Exercise requirements: In the material below, please retype the lines from the very first through the one with "from matplotlib.ticker import", exactly and without pictures.

Information provided:
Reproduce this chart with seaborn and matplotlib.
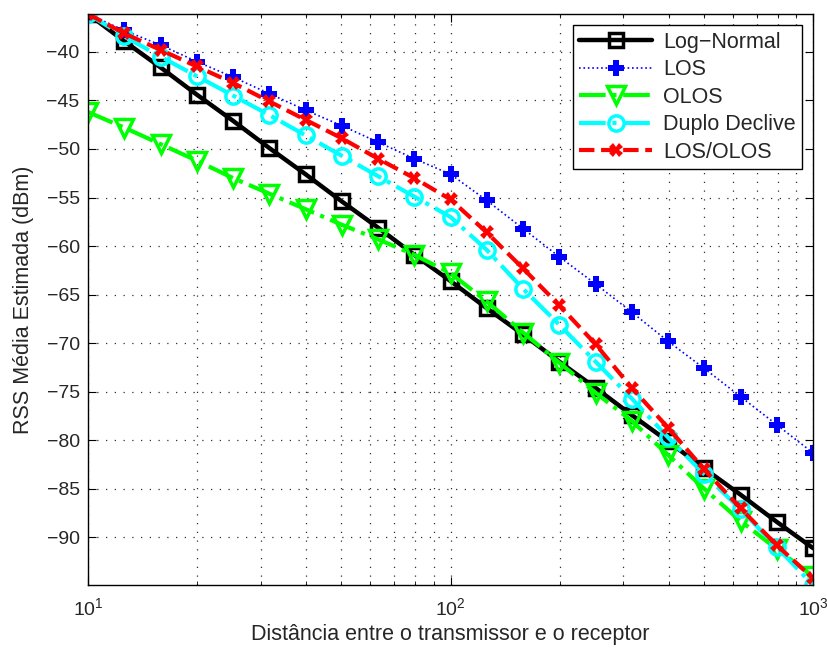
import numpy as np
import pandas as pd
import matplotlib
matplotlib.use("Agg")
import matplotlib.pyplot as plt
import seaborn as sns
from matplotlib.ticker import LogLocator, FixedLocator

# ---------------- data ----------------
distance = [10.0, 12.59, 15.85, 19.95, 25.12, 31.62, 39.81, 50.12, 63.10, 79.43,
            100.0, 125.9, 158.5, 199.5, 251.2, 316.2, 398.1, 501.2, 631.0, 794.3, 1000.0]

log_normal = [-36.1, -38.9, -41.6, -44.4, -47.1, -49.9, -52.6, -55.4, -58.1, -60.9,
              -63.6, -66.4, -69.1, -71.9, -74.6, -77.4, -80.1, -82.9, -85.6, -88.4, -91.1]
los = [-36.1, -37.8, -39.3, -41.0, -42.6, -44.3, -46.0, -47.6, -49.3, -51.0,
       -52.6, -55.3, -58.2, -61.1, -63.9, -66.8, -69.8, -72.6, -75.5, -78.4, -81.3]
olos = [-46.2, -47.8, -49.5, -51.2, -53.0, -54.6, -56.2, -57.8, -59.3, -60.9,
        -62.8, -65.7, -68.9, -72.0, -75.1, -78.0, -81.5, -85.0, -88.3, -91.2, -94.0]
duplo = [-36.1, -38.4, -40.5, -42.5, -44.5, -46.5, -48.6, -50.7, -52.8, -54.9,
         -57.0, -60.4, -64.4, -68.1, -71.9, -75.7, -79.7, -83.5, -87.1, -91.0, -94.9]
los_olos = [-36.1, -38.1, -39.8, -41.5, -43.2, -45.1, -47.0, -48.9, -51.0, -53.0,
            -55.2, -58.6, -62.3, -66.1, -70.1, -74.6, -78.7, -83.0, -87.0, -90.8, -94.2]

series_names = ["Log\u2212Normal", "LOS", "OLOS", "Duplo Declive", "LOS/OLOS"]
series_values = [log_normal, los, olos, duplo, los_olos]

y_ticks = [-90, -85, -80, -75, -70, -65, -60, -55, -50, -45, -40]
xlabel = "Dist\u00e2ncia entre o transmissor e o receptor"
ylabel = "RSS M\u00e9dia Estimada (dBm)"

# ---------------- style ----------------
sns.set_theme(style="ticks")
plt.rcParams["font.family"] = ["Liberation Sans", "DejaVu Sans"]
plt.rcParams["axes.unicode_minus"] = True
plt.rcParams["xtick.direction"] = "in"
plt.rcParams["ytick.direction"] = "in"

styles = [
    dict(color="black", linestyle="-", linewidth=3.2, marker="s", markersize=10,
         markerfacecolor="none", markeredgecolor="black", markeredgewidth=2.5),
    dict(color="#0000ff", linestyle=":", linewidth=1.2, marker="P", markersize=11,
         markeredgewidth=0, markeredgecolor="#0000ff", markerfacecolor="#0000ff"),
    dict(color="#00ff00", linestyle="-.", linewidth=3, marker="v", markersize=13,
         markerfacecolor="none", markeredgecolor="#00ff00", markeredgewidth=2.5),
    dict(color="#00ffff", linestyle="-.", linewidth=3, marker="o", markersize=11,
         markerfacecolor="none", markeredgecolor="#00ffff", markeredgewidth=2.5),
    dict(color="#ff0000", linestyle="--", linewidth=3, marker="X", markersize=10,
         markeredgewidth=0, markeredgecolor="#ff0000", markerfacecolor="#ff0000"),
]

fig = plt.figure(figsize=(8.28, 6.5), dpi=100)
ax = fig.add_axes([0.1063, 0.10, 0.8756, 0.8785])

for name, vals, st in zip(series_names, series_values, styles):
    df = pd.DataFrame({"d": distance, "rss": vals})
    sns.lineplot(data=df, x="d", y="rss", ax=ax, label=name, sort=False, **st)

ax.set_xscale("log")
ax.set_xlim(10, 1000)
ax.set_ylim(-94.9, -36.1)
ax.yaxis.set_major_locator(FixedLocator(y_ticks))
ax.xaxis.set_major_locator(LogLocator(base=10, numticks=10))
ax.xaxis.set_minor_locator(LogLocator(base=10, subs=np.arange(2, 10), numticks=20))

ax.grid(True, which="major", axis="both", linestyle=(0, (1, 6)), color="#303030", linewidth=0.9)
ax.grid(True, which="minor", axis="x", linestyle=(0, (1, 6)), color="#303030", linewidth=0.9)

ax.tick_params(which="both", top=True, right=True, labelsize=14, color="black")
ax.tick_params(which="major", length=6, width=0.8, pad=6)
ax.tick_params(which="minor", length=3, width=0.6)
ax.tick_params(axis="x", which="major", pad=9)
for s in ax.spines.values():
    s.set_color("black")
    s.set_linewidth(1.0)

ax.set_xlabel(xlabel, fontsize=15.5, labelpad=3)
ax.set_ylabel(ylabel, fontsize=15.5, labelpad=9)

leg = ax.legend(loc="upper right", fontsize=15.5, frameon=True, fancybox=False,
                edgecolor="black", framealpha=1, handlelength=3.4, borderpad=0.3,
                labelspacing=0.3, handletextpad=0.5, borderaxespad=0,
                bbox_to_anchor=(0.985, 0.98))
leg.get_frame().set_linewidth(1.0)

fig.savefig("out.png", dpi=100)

Expected answer:
Reproduce this chart with seaborn and matplotlib.
import numpy as np
import pandas as pd
import matplotlib
matplotlib.use("Agg")
import matplotlib.pyplot as plt
import seaborn as sns
from matplotlib.ticker import LogLocator, FixedLocator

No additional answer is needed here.